Quinn prefers to spend money on advertising to people who might subsequently go out and buy their own copy of Vogue. "We were in The Times, The Independent, The Guardian and The Evening Standard every single day promoting the September issue. Why? Because if we can drive those sales at the newsstand we get a terrific return. We please the advertiser because we are placing the magazine in the hands of passionate, enthusiastic individuals," he says. "My conviction has been that we've got to reduce bulk sales to an absolute minimum, and we are really only present on our national airline.
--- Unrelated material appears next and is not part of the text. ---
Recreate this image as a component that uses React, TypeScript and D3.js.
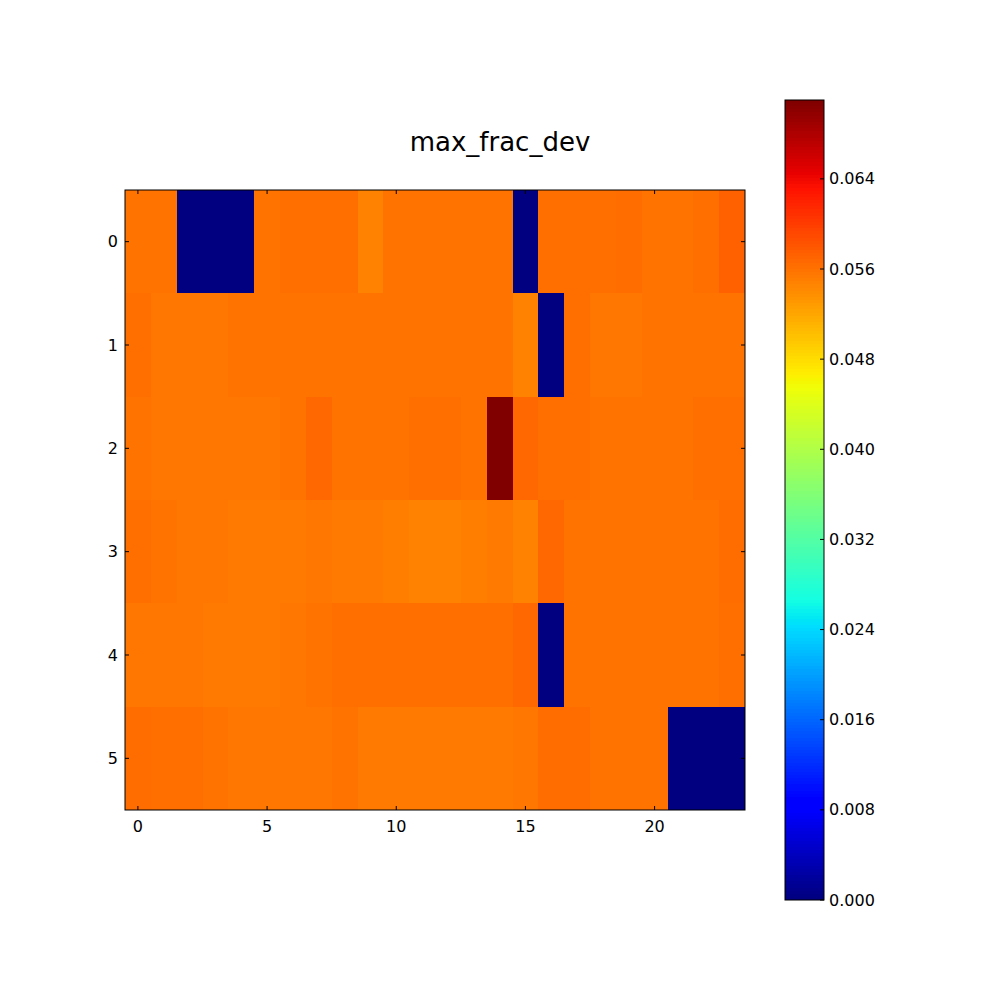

We are not losing money on those copies to British Airways but, I must be honest, neither are we making any money – whereas we are making serious money with our news-stand copies and our paid subscriptions."

He says he spends 80 per cent of his working week negotiating with Vogue's advertisers. "It is, if I may just use the word, a brilliant success story. This year we are going to do 2,190 pages, which will be a record for the magazine," he says, noting that Vogue sold 1,191 pages of ads in 1991 when he took over. "We do charge premium rates and we are known to be very tough on the rates. A typical page in Vogue now is around £14,000, possibly a bit more where you are seeking very specific premium positioning."

He says he is not able to reveal profit figures, except to say that British Vogue is the most profitable title that Condé Nast produces outside of America. "Since I took it over I've been able to build the revenues and profits every single year, and now they are at very dizzy heights indeed."Quinn is not shy in setting out his achievements, but he also acknowledges that Vogue has been helped by factors beyond his control. "The absolute key change is the stability of the economy from about 1996 onwards. That has created a context in which, I'm afraid, the wealth of the middle and upper-middle class and business class has grown. Their consumer patterns have grown. And we have been the beneficiary of that growth. Vogue would suffer if there was an economic recession. No question."

To help make his case to advertisers, Quinn uses research commissioned from Taylor Nelson Sofres showing Vogue way ahead of its rivals in terms of being recognised as a "fashion bible" by women who read glossies. His job has also been made easier by fashion houses now having five or six collections a year to advertise, instead of the traditional two.

He also benefits from the magazine's having a long-standing and successful editor in Alexandra Shulman. "Alex, believe me, manages her own area 100 per cent. She's a very strong, confident woman, and we don't live in each other's pockets. You'd never find us going arm-in-arm to dinners."

Though he wants to keep going until 2010, he says the competition among Condé Nast publishers is "fierce... unbelievable". "I'm 63 years of age, and I have lots of publishers in this country who'd like me to fall under a London bus so that they could grab hold of this juicy job. But I happen to have children under five, and I need to work on and on."

He wears a pedometer on his belt to help keep his weight down. But though one of his older sons, Jamie, has just returned from DJ-ing in Ibiza, you won't find Quinn on a dancefloor, "Vogueing" like Madonna – he comes home early from glitzy events. "I have small children, and I like to get home to see them. To find that William's room has the whole train set laid out everywhere – that's more fun than going to a cocktail party."